Recovery needs to happen in your spiritual life as well. Now I don’t mean taking a two-week break from the reading the Bible, but yes, I am going to encourage you to switch things up. Otherwise, you’ll get stuck in a rut you think is a routine. If it’s difficult for you to read every day, make a plan to read for a few weeks straight, then take some time to recover. You’ve also got to realize the load of life and plan some recovery time there as well. Maybe summer camps for the kids can wait two weeks so no one has to be up early prepping meals and delivering kids. Maybe you need that marriage retreat with your spouse more than you think you do. Maybe you just need to put up some boundaries for a few weeks, giving yourself permission to say “no” so that you can say “yes” to more quality time with God. Because that quality time without load makes way for the third component of a training cycle, adaptation.
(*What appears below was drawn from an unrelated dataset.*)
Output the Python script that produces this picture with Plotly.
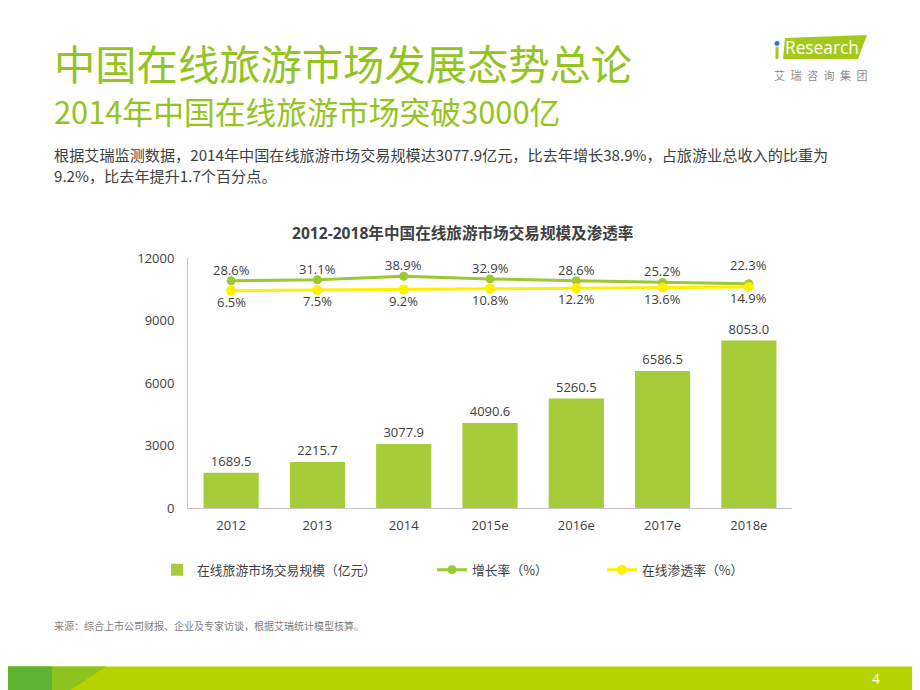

Just like your physical body adapts, so does your spiritual body. I can’t tell you how much I love spiritual transformations. Well, I guess you probably know since it’s like what I do for a living. And this is where your close community of friends on this journey with you become so important. It’s not always that easy to see changes in our own bodies. Usually someone else points them out to us. The community is there to encourage one another. Healthy communities are built on encouragement. When you see spiritual change in your community or family, affirm it. When people see change in you, receive it. Adaptation is the spiritual growth God supplies for the next training cycle on your horizon.


And then the cycle repeats – load, recovery, and adaptation. Spiritual fitness is a journey to conform our hearts to the image of Christ as we live a life ordered in and around the rhythm of God. And it’s made up of hundreds, if not thousands of these cycles. When you’re ready to discover more of who you are or what you’re capable of, God will be there with a training cycle.


Questions for Reflection:


How aware are you of the recovery component of your spiritual life? Do you practically engage in it?


What are some of the adaptations you’ve seen in your spiritual life? Can you correlate them to a practice you started, or a life struggle you faced?